— START —

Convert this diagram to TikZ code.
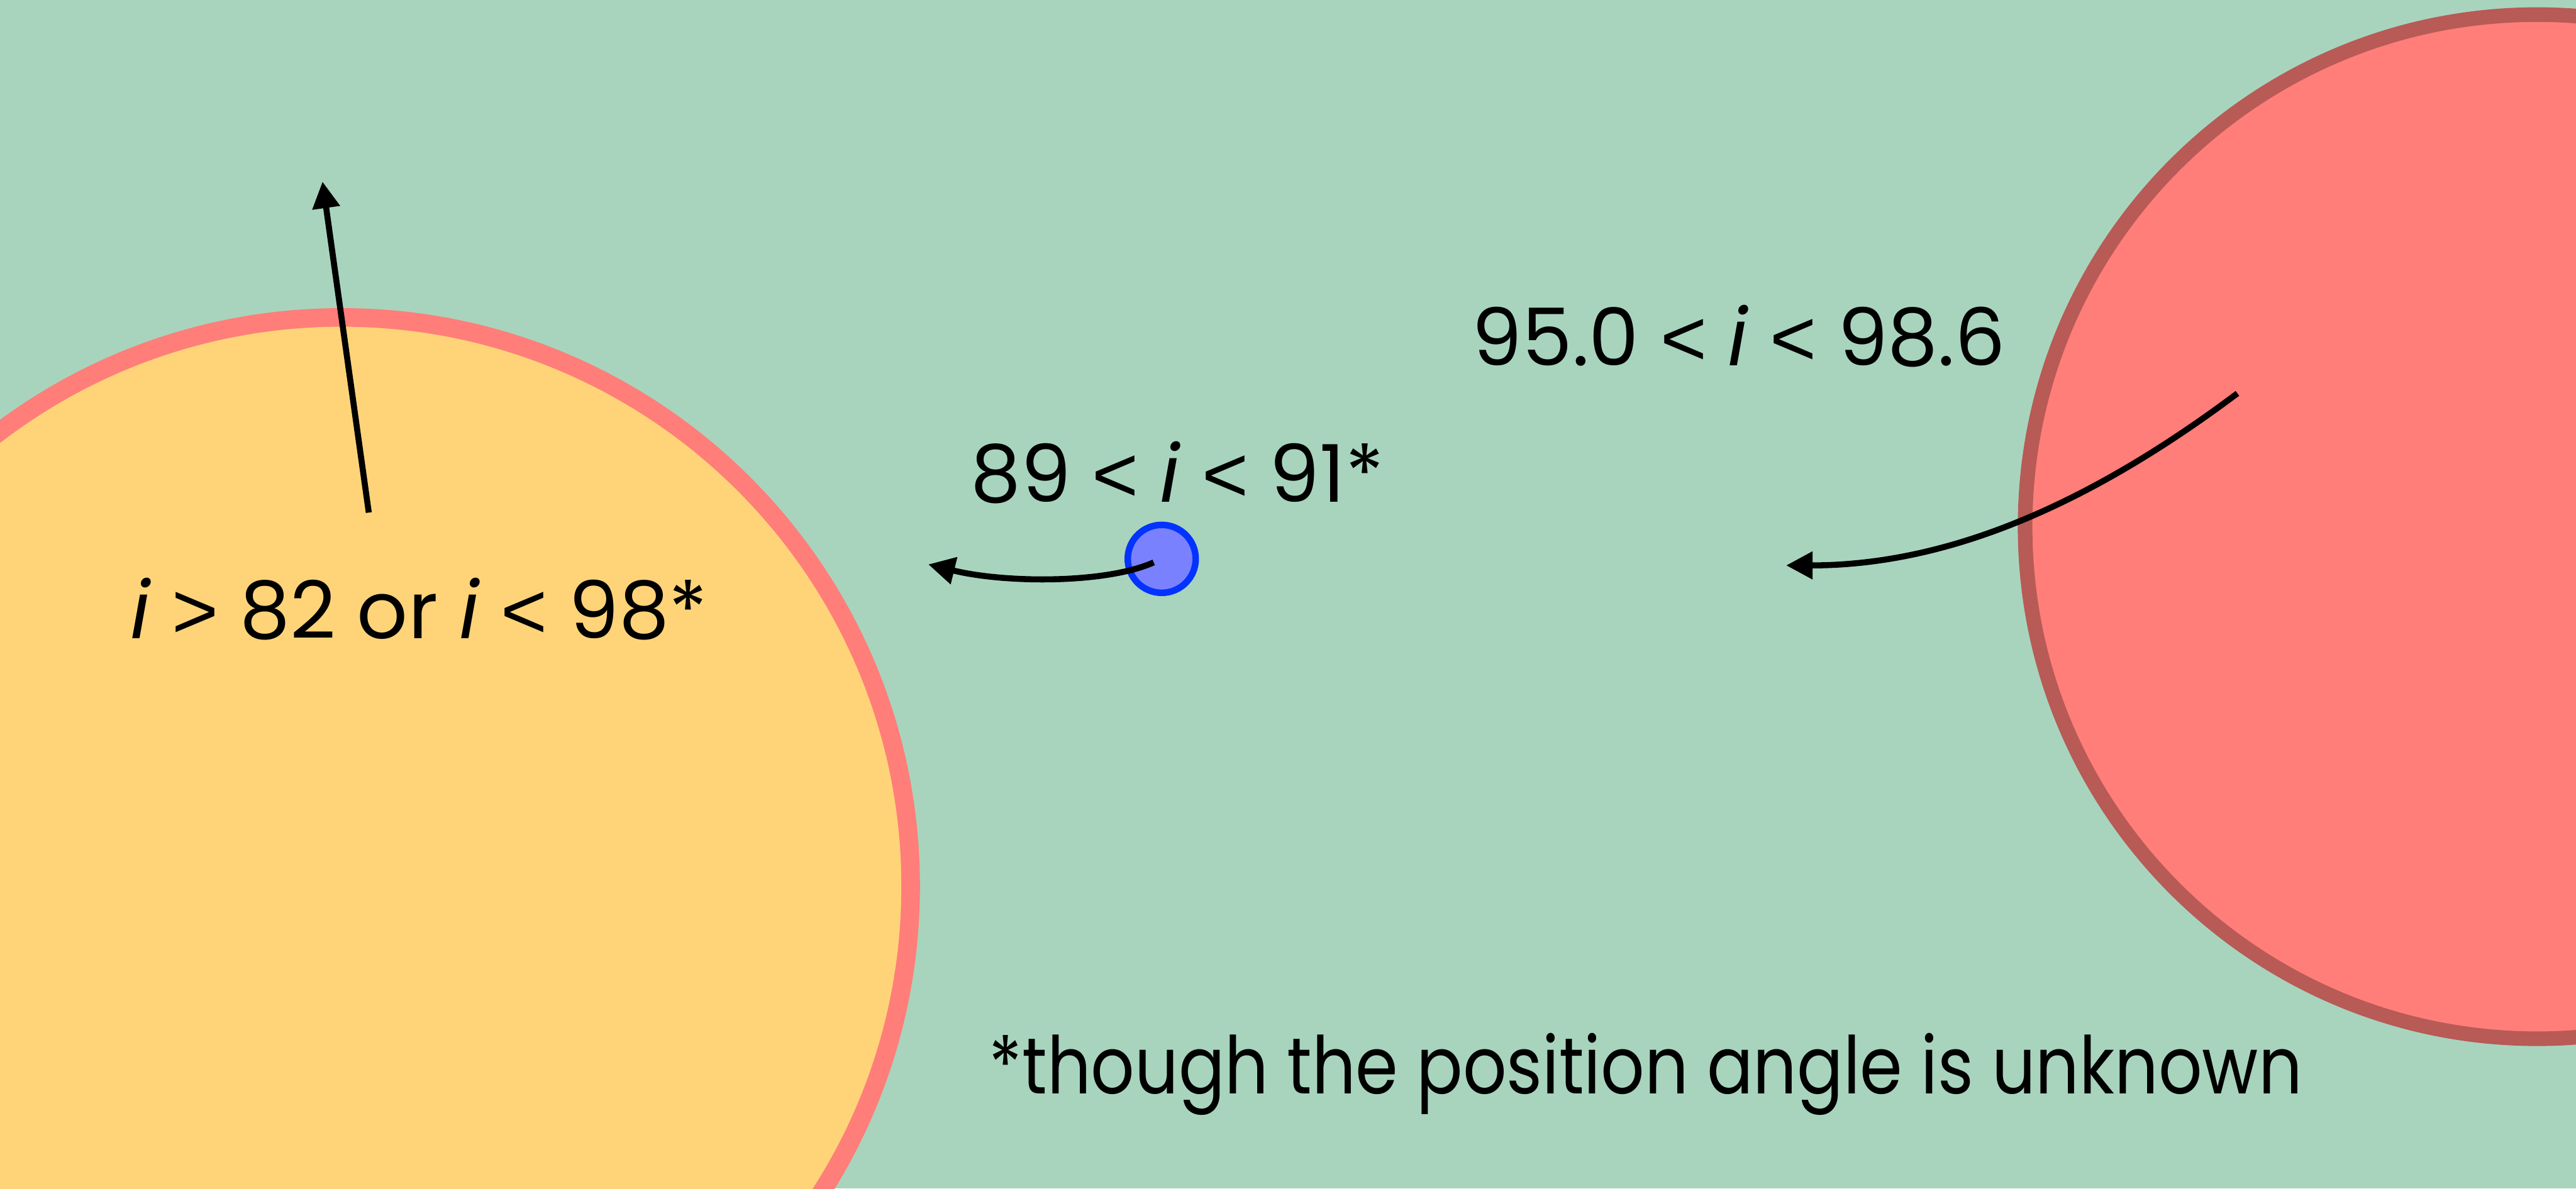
\documentclass[tikz,border=0pt]{standalone}
\usepackage{fontspec}
\setmainfont{Poppins}
\newfontfamily\arialfont{Liberation Sans}
\newcommand{\lessthan}{{\arialfont <}}
\newcommand{\morethan}{{\arialfont >}}
\usetikzlibrary{arrows.meta}
\definecolor{backdrop}{HTML}{A8D4BE}
\definecolor{sunfill}{HTML}{FFD479}
\definecolor{sunrim}{HTML}{FF7E79}
\definecolor{giantfill}{HTML}{FF7E79}
\definecolor{giantrim}{HTML}{B85A55}
\definecolor{dotfill}{HTML}{7A81FF}
\definecolor{dotrim}{HTML}{0433FF}

\begin{document}
\begin{tikzpicture}[x=0.01cm, y=-0.01cm,
    caption/.style={font=\fontsize{45}{54}\selectfont, inner sep=0pt, anchor=base},
    pointer/.style={line width=3.4pt, -{Triangle[length=15pt, width=15pt]}}]
    \useasboundingbox (0,0) rectangle (5120,2363);
    \clip (0,0) rectangle (5120,2363);
    \fill[backdrop] (0,0) rectangle (5120,2363);

    % the two big discs
    \draw[sunrim, fill=sunfill, line width=10.5pt] (679,1762) circle (1131);
    \draw[giantrim, fill=giantfill, line width=8.25pt] (5043,1047) circle (1018);

    % small companion
    \node[circle, draw=dotrim, fill=dotfill, line width=3.7pt,
          minimum size=1.35cm, inner sep=0pt] (dot) at (2309,1111) {};

    % labels
    \node[caption] (outer) at (833,1269) {\textit{i} \morethan{} 82 or \textit{i} \lessthan{} 98*};
    \node[caption] (middle) at (2340,998) {89 \lessthan{} \textit{i} \lessthan{} 91*};
    \node[caption] (giant) at (3456,727) {95.0 \lessthan{} \textit{i} \lessthan{} 98.6};
    \node[caption] (note) at (3271,2174) {\addfontfeature{FakeStretch=0.86}*though the position angle is unknown};

    % spin axes
    \coordinate (suntail) at (733,1019);
    \coordinate (suntip) at (641,361);
    \draw[pointer] (suntail) -- (suntip);

    \coordinate (dottail) at (2293,1118);
    \coordinate (dottip) at (1845,1122);
    \draw[pointer] (dottail) .. controls (2200,1160) and (2000,1160) .. (dottip);

    \coordinate (gianttail) at (4447,782);
    \coordinate (gianttip) at (3550,1124);
    \draw[pointer] (gianttail) .. controls (4127,1022) and (3850,1124) .. (gianttip);
\end{tikzpicture}
\end{document}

— END —

**Task**: Copy the listing word for word, excluding its pictures.

**Answer for this exercise**:
Convert this diagram to TikZ code.
\documentclass[tikz,border=0pt]{standalone}
\usepackage{fontspec}
\setmainfont{Poppins}
\newfontfamily\arialfont{Liberation Sans}
\newcommand{\lessthan}{{\arialfont <}}
\newcommand{\morethan}{{\arialfont >}}
\usetikzlibrary{arrows.meta}
\definecolor{backdrop}{HTML}{A8D4BE}
\definecolor{sunfill}{HTML}{FFD479}
\definecolor{sunrim}{HTML}{FF7E79}
\definecolor{giantfill}{HTML}{FF7E79}
\definecolor{giantrim}{HTML}{B85A55}
\definecolor{dotfill}{HTML}{7A81FF}
\definecolor{dotrim}{HTML}{0433FF}

\begin{document}
\begin{tikzpicture}[x=0.01cm, y=-0.01cm,
    caption/.style={font=\fontsize{45}{54}\selectfont, inner sep=0pt, anchor=base},
    pointer/.style={line width=3.4pt, -{Triangle[length=15pt, width=15pt]}}]
    \useasboundingbox (0,0) rectangle (5120,2363);
    \clip (0,0) rectangle (5120,2363);
    \fill[backdrop] (0,0) rectangle (5120,2363);

    % the two big discs
    \draw[sunrim, fill=sunfill, line width=10.5pt] (679,1762) circle (1131);
    \draw[giantrim, fill=giantfill, line width=8.25pt] (5043,1047) circle (1018);

    % small companion
    \node[circle, draw=dotrim, fill=dotfill, line width=3.7pt,
          minimum size=1.35cm, inner sep=0pt] (dot) at (2309,1111) {};

    % labels
    \node[caption] (outer) at (833,1269) {\textit{i} \morethan{} 82 or \textit{i} \lessthan{} 98*};
    \node[caption] (middle) at (2340,998) {89 \lessthan{} \textit{i} \lessthan{} 91*};
    \node[caption] (giant) at (3456,727) {95.0 \lessthan{} \textit{i} \lessthan{} 98.6};
    \node[caption] (note) at (3271,2174) {\addfontfeature{FakeStretch=0.86}*though the position angle is unknown};

    % spin axes
    \coordinate (suntail) at (733,1019);
    \coordinate (suntip) at (641,361);
    \draw[pointer] (suntail) -- (suntip);

    \coordinate (dottail) at (2293,1118);
    \coordinate (dottip) at (1845,1122);
    \draw[pointer] (dottail) .. controls (2200,1160) and (2000,1160) .. (dottip);

    \coordinate (gianttail) at (4447,782);
    \coordinate (gianttip) at (3550,1124);
    \draw[pointer] (gianttail) .. controls (4127,1022) and (3850,1124) .. (gianttip);
\end{tikzpicture}
\end{document}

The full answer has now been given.